Last week, my webinar presented a close look at the new Productions panel in Adobe Premiere Pro. (Adobe released it as part of their April, 2020, updates.) I’ve been thinking about this feature a lot since it’s release.
Productions were introduced by Adobe as a collaboration feature. But, even if you are a solo editor, there are significant benefits when using Productions.
A Productions folder is a special folder on your storage that holds projects, or sections of larger projects. This folder can be used by a single editor or a team of editors. Because of how it is designed, you can move and share media between projects without duplicating it.
Also, because of how it is designed, it allows you to work on very large projects in pieces – for example, acts or scenes – to minimize project file size and maximize the performance of your system.
Based on working with this feature for a week, I don’t see any downside to using Productions even as a single editor working with smaller projects. There is a lot to like here.
HOW PRODUCTIONS WORK
Create a folder on your storage to hold production folders. This initial folder isn’t required, but I like how it keeps me organized. In my example, my containing folder is called: “Premiere Productions.” You can call this folder anything you want.
Inside this containing folder, use Premiere to create as many production folders as you need. In my example, this is called “First Production” – again, you can call it whatever name you like. You can create as many production folders as you want, however, you can only have one production folder open at a time. There is no limit to the number of projects stored inside one production folder.
Inside a production folder you can only store projects. This is important! Media and other files must be stored outside the production folder. But, when you think about it, most of us are used to storing media in separate locations from our projects.
In the screen shot above, there are project files; lock files, which determine which editor has ownership of the file; a show folder, which contains projects related to a Netflix drama, and a Trash folder, where projects are moved when you decide you no longer need them.
NOTE: When you trash a file in a Production it is not erased, it is simply moved to this folder. Once moved here, you can decide what to do with it later.
The Production folder – First Production, in my example – is exactly reflected in the Production panel in Premiere.
If you are a solo editor, you can ignore all of these – you’ll have read-write access to everything anytime you need it. If you are part of a team, these prevent you from stepping on someone else’s work.
The reason I recommend solo editors look into Productions is illustrated in my Netflix Drama folder. Rather than create a single massive project, I created a project for each act, plus separate projects for graphics, music, and sound effects.
Rather than import all of these supporting elements into every act – making the project file unnecessarily big and unwieldy – whenever I need a graphic, I open the graphics project, select what I need and move it into the appropriate act.
NOTE: Here’s an article on how to move clips between Premiere projects.
If you are editing a series, with common graphics, you can create a single graphics (or music or sound effects) project and access it for as many different projects as necessary without duplicating your files or work.
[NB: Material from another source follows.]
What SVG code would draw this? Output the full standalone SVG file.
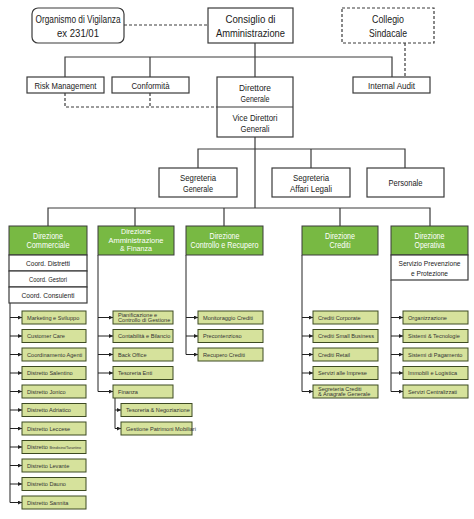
<svg xmlns="http://www.w3.org/2000/svg" width="474" height="519" viewBox="0 0 474 519">
<defs>
<style>
.bx{fill:#fff;stroke:#3a3a3a;stroke-width:1.2}
.dbx{fill:#fff;stroke:#3a3a3a;stroke-width:1.2;stroke-dasharray:3 2}
.gr{fill:#78b943;stroke:#3a3a3a;stroke-width:1}
.sb{fill:#d6e29c;stroke:#3d4a22;stroke-width:1}
.ln{fill:none;stroke:#3a3a3a;stroke-width:1.2}
.dl{fill:none;stroke:#3a3a3a;stroke-width:1.2;stroke-dasharray:3 2}
.al{fill:none;stroke:#222;stroke-width:1}
text{font-family:"Liberation Sans",Arial,sans-serif;fill:#1a1a1a;text-anchor:middle}
.t1{font-size:11.5px}
.t2{font-size:9.5px}
.t3{font-size:9px}
.tg{font-size:9px;fill:#fff}
.tg2{font-size:7.8px;fill:#fff}
.tw{font-size:8px}
.ts{font-size:5.6px;text-anchor:start;fill:#333}
.tt{font-size:3.6px}
</style>
<marker id="ah" markerUnits="userSpaceOnUse" markerWidth="4" markerHeight="4" refX="4" refY="2" orient="auto">
<path d="M0,0 L4,2 L0,4 z" fill="#222"/>
</marker>
</defs>
<rect width="474" height="519" fill="#fff"/>

<g id="connectors">
<path class="dl" d="M124,25 H208"/>
<path class="ln" d="M255,43 V77"/>
<path class="ln" d="M65,77 V57 H392 V77 M150,57 V77"/>
<path class="dl" d="M405,43 V77"/>
<path class="dl" d="M65,93 V107 H217 M150,93 V107"/>
<path class="ln" d="M255,137 V208"/>
<path class="ln" d="M198,168 V149 H405 V168 M311,149 V168"/>
<path class="ln" d="M48,226 V208 H430 V226 M135,208 V226 M224,208 V226 M340,208 V226"/>
<path class="al" d="M10,303 V502.5 M98,255 V391.5 M115,398 V428.5 M186,255 V354.5 M302,255 V391.5 M391,280 V391.5"/>
<g marker-end="url(#ah)" class="al">
<path d="M10,317.5 H22"/><path d="M10,336 H22"/><path d="M10,354.5 H22"/><path d="M10,373 H22"/><path d="M10,391.5 H22"/><path d="M10,410 H22"/><path d="M10,428.5 H22"/><path d="M10,447 H22"/><path d="M10,465.5 H22"/><path d="M10,484 H22"/><path d="M10,502.5 H22"/>
<path d="M98,317.5 H113"/><path d="M98,336 H113"/><path d="M98,354.5 H113"/><path d="M98,373 H113"/><path d="M98,391.5 H113"/>
<path d="M115,410 H121"/><path d="M115,428.5 H121"/>
<path d="M186,317.5 H198"/><path d="M186,336 H198"/><path d="M186,354.5 H198"/>
<path d="M302,317.5 H313"/><path d="M302,336 H313"/><path d="M302,354.5 H313"/><path d="M302,373 H313"/><path d="M302,391.5 H313"/>
<path d="M391,317.5 H403"/><path d="M391,336 H403"/><path d="M391,354.5 H403"/><path d="M391,373 H403"/><path d="M391,391.5 H403"/>
</g>
</g>

<g id="organismo"><rect class="bx" x="32" y="8" width="92" height="35" rx="6"/><text class="t1" x="78" y="23" textLength="85" lengthAdjust="spacingAndGlyphs">Organismo di Vigilanza</text><text class="t1" x="78" y="37" textLength="42" lengthAdjust="spacingAndGlyphs">ex 231/01</text></g>
<g id="consiglio"><rect class="bx" x="208" y="8" width="85" height="35"/><text class="t1" x="250.5" y="23" textLength="50" lengthAdjust="spacingAndGlyphs">Consiglio di</text><text class="t1" x="250.5" y="37" textLength="69" lengthAdjust="spacingAndGlyphs">Amministrazione</text></g>
<g id="collegio"><rect class="dbx" x="342" y="8" width="92" height="35"/><text class="t1" x="388" y="23" textLength="32" lengthAdjust="spacingAndGlyphs">Collegio</text><text class="t1" x="388" y="37" textLength="38" lengthAdjust="spacingAndGlyphs">Sindacale</text></g>
<g id="risk"><rect class="bx" x="27" y="77" width="77" height="16"/><text class="t3" x="65.5" y="88.5" textLength="62" lengthAdjust="spacingAndGlyphs">Risk Management</text></g>
<g id="conformita"><rect class="bx" x="112" y="77" width="77" height="16"/><text class="t3" x="150.5" y="88.5" textLength="38" lengthAdjust="spacingAndGlyphs">Conformità</text></g>
<g id="audit"><rect class="bx" x="353" y="77" width="77" height="16"/><text class="t3" x="391.5" y="88.5" textLength="47" lengthAdjust="spacingAndGlyphs">Internal Audit</text></g>
<g id="direttore"><rect class="bx" x="217" y="77" width="76" height="60"/><path class="ln" d="M217,107 H293"/><text class="t3" x="255" y="90.5" textLength="32" lengthAdjust="spacingAndGlyphs">Direttore</text><text class="t3" x="255" y="101.5" textLength="29" lengthAdjust="spacingAndGlyphs">Generale</text><text class="t3" x="255" y="121" textLength="45" lengthAdjust="spacingAndGlyphs">Vice Direttori</text><text class="t3" x="255" y="132" textLength="29" lengthAdjust="spacingAndGlyphs">Generali</text></g>
<g id="seg-generale"><rect class="bx" x="159" y="168" width="78" height="29"/><text class="t2" x="198" y="181" textLength="36" lengthAdjust="spacingAndGlyphs">Segreteria</text><text class="t2" x="198" y="191.5" textLength="30" lengthAdjust="spacingAndGlyphs">Generale</text></g>
<g id="seg-legali"><rect class="bx" x="272" y="168" width="78" height="29"/><text class="t2" x="311" y="181" textLength="36" lengthAdjust="spacingAndGlyphs">Segreteria</text><text class="t2" x="311" y="191.5" textLength="42" lengthAdjust="spacingAndGlyphs">Affari Legali</text></g>
<g id="personale"><rect class="bx" x="367" y="168" width="77" height="29"/><text class="t2" x="405.5" y="186" textLength="34" lengthAdjust="spacingAndGlyphs">Personale</text></g>

<g id="dir-commerciale"><rect class="gr" x="9" y="226" width="78" height="29"/><text class="tg" x="48" y="239" textLength="30" lengthAdjust="spacingAndGlyphs">Direzione</text><text class="tg" x="48" y="248" textLength="43" lengthAdjust="spacingAndGlyphs">Commerciale</text>
<rect class="bx" x="9" y="255" width="78" height="16"/><text class="tw" x="48" y="266" textLength="44" lengthAdjust="spacingAndGlyphs">Coord. Distretti</text>
<rect class="bx" x="9" y="271" width="78" height="16"/><text class="tw" x="48" y="282" textLength="38" lengthAdjust="spacingAndGlyphs">Coord. Gestori</text>
<rect class="bx" x="9" y="287" width="78" height="16"/><text class="tw" x="48" y="298" textLength="53" lengthAdjust="spacingAndGlyphs">Coord. Consulenti</text></g>
<g id="dir-amministrazione"><rect class="gr" x="98" y="226" width="76" height="29"/><text class="tg2" x="136" y="234" textLength="30" lengthAdjust="spacingAndGlyphs">Direzione</text><text class="tg2" x="136" y="242.5" textLength="55" lengthAdjust="spacingAndGlyphs">Amministrazione</text><text class="tg2" x="136" y="251" textLength="32" lengthAdjust="spacingAndGlyphs">&amp; Finanza</text></g>
<g id="dir-controllo"><rect class="gr" x="186" y="226" width="77" height="29"/><text class="tg" x="224.5" y="239" textLength="30" lengthAdjust="spacingAndGlyphs">Direzione</text><text class="tg" x="224.5" y="248" textLength="68" lengthAdjust="spacingAndGlyphs">Controllo e Recupero</text></g>
<g id="dir-crediti"><rect class="gr" x="302" y="226" width="76" height="29"/><text class="tg" x="340" y="239" textLength="30" lengthAdjust="spacingAndGlyphs">Direzione</text><text class="tg" x="340" y="248" textLength="21" lengthAdjust="spacingAndGlyphs">Crediti</text></g>
<g id="dir-operativa"><rect class="gr" x="391" y="226" width="77" height="29"/><text class="tg" x="429.5" y="239" textLength="30" lengthAdjust="spacingAndGlyphs">Direzione</text><text class="tg" x="429.5" y="248" textLength="30" lengthAdjust="spacingAndGlyphs">Operativa</text>
<rect class="bx" x="391" y="255" width="77" height="25"/><text class="tw" x="429.5" y="265.5" textLength="62" lengthAdjust="spacingAndGlyphs">Servizio Prevenzione</text><text class="tw" x="429.5" y="275.5" textLength="37" lengthAdjust="spacingAndGlyphs">e Protezione</text></g>

<g id="commerciale-units">
<rect class="sb" x="22" y="311" width="64" height="13"/><text class="ts" x="27" y="319.5">Marketing e Sviluppo</text>
<rect class="sb" x="22" y="329.5" width="64" height="13"/><text class="ts" x="27" y="338">Customer Care</text>
<rect class="sb" x="22" y="348" width="64" height="13"/><text class="ts" x="27" y="356.5">Coordinamento Agenti</text>
<rect class="sb" x="22" y="366.5" width="64" height="13"/><text class="ts" x="27" y="375">Distretto Salentino</text>
<rect class="sb" x="22" y="385" width="64" height="13"/><text class="ts" x="27" y="393.5">Distretto Jonico</text>
<rect class="sb" x="22" y="403.5" width="64" height="13"/><text class="ts" x="27" y="412">Distretto Adriatico</text>
<rect class="sb" x="22" y="422" width="64" height="13"/><text class="ts" x="27" y="430.5">Distretto Leccese</text>
<rect class="sb" x="22" y="440.5" width="64" height="13"/><text class="ts" x="27" y="449">Distretto <tspan class="tt">Brindisino/Tarantino</tspan></text>
<rect class="sb" x="22" y="459" width="64" height="13"/><text class="ts" x="27" y="467.5">Distretto Levante</text>
<rect class="sb" x="22" y="477.5" width="64" height="13"/><text class="ts" x="27" y="486">Distretto Dauno</text>
<rect class="sb" x="22" y="496" width="64" height="13"/><text class="ts" x="27" y="504.5">Distretto Sannita</text>
</g>
<g id="amministrazione-units">
<rect class="sb" x="113" y="311" width="60" height="13"/><text class="ts" x="118" y="316.5">Pianificazione e</text><text class="ts" x="118" y="322">Controllo di Gestione</text>
<rect class="sb" x="113" y="329.5" width="60" height="13"/><text class="ts" x="118" y="338">Contabilità e Bilancio</text>
<rect class="sb" x="113" y="348" width="60" height="13"/><text class="ts" x="118" y="356.5">Back Office</text>
<rect class="sb" x="113" y="366.5" width="60" height="13"/><text class="ts" x="118" y="375">Tesoreria Enti</text>
<rect class="sb" x="113" y="385" width="60" height="13"/><text class="ts" x="118" y="393.5">Finanza</text>
<rect class="sb" x="121" y="403.5" width="71" height="13"/><text class="ts" x="126" y="412">Tesoreria &amp; Negoziazione</text>
<rect class="sb" x="121" y="422" width="71" height="13"/><text class="ts" x="126" y="430.5">Gestione Patrimoni Mobiliari</text>
</g>
<g id="controllo-units">
<rect class="sb" x="198" y="311" width="65" height="13"/><text class="ts" x="203" y="319.5">Monitoraggio Crediti</text>
<rect class="sb" x="198" y="329.5" width="65" height="13"/><text class="ts" x="203" y="338">Precontenzioso</text>
<rect class="sb" x="198" y="348" width="65" height="13"/><text class="ts" x="203" y="356.5">Recupero Crediti</text>
</g>
<g id="crediti-units">
<rect class="sb" x="313" y="311" width="65" height="13"/><text class="ts" x="318" y="319.5">Crediti Corporate</text>
<rect class="sb" x="313" y="329.5" width="65" height="13"/><text class="ts" x="318" y="338">Crediti Small Business</text>
<rect class="sb" x="313" y="348" width="65" height="13"/><text class="ts" x="318" y="356.5">Crediti Retail</text>
<rect class="sb" x="313" y="366.5" width="65" height="13"/><text class="ts" x="318" y="375">Servizi alle Imprese</text>
<rect class="sb" x="313" y="385" width="65" height="13"/><text class="ts" x="318" y="390.5">Segreteria Crediti</text><text class="ts" x="318" y="396">&amp; Anagrafe Generale</text>
</g>
<g id="operativa-units">
<rect class="sb" x="403" y="311" width="65" height="13"/><text class="ts" x="408" y="319.5">Organizzazione</text>
<rect class="sb" x="403" y="329.5" width="65" height="13"/><text class="ts" x="408" y="338">Sistemi &amp; Tecnologie</text>
<rect class="sb" x="403" y="348" width="65" height="13"/><text class="ts" x="408" y="356.5">Sistemi di Pagamento</text>
<rect class="sb" x="403" y="366.5" width="65" height="13"/><text class="ts" x="408" y="375">Immobili e Logistica</text>
<rect class="sb" x="403" y="385" width="65" height="13"/><text class="ts" x="408" y="393.5">Servizi Centralizzati</text>
</g>
</svg>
Open the “master music project,” select what you need, then close it. No wasted effort or storage space. This is a big deal.
MASTER CLIPS AND CLIP REFERENCES
In the past, whenever we added a clip to a project, Premiere would create a master clip in the Project panel. Every clip in the timeline needed to link back to a master clip in the Project panel. As I moved clips from one project to another, these master clips were duplicated, taking up room and adding complexity.
With Productions, there’s now only one master clip stored in whichever project you first added the clip. As you move the clip, the Productions folder tracks the clip back to that single master clips. This reduces complexity and allows greater freedom to move clips around.
Adobe spends several pages in their Workflow Guide (see below) describing the advantages of this.
So, with my Netflix drama, I can create massive projects of just sound effects or music or graphics, but only open them when I need to pick something. This means that most of the time, I’m not tying up memory or project files with clips that I will never need.
The part I like best about Productions is that once you open a project and start editing, everything is exactly the same. You don’t need to keep the Productions panel open.
Productions simplifies organizing, storing, finding and accessing your projects. Once you have one or more projects open to edit, close the Productions panel to get it out of your way. Then edit as normal.
A FEW CAUTIONS
Productions are not designed for cloud services, such as Dropbox, Google Drive or VPNs. Projects and media need to be locally accessible.
Be sure both the shared storage and local workstations are synced for time. A good idea is to make sure both are using the same network time server.
Premiere preferences need to be changed to support Productions. The Workflow Guide explains what you need to know.
If you are working as a team, delegate one person to handle all ingest – from cards or tape. This simplifies assigning appropriate metadata during import.
You can convert any single, Shared or Team project to a Production, but you can’t convert a Production to a Team Project. You can also convert a production project to a standalone project by dragging it out of the Productions folder. A potential reason to do this is to share the project file with a remote editor.
Productions are a nicely implemented feature that benefit just about all Premiere editors. It helps us better organize our projects, reduce project size, reduce project complexity and, for those that need it, supports improved collaboration.
I had fun working with it so far and look forward to making it a regular part of my Premiere editing routine.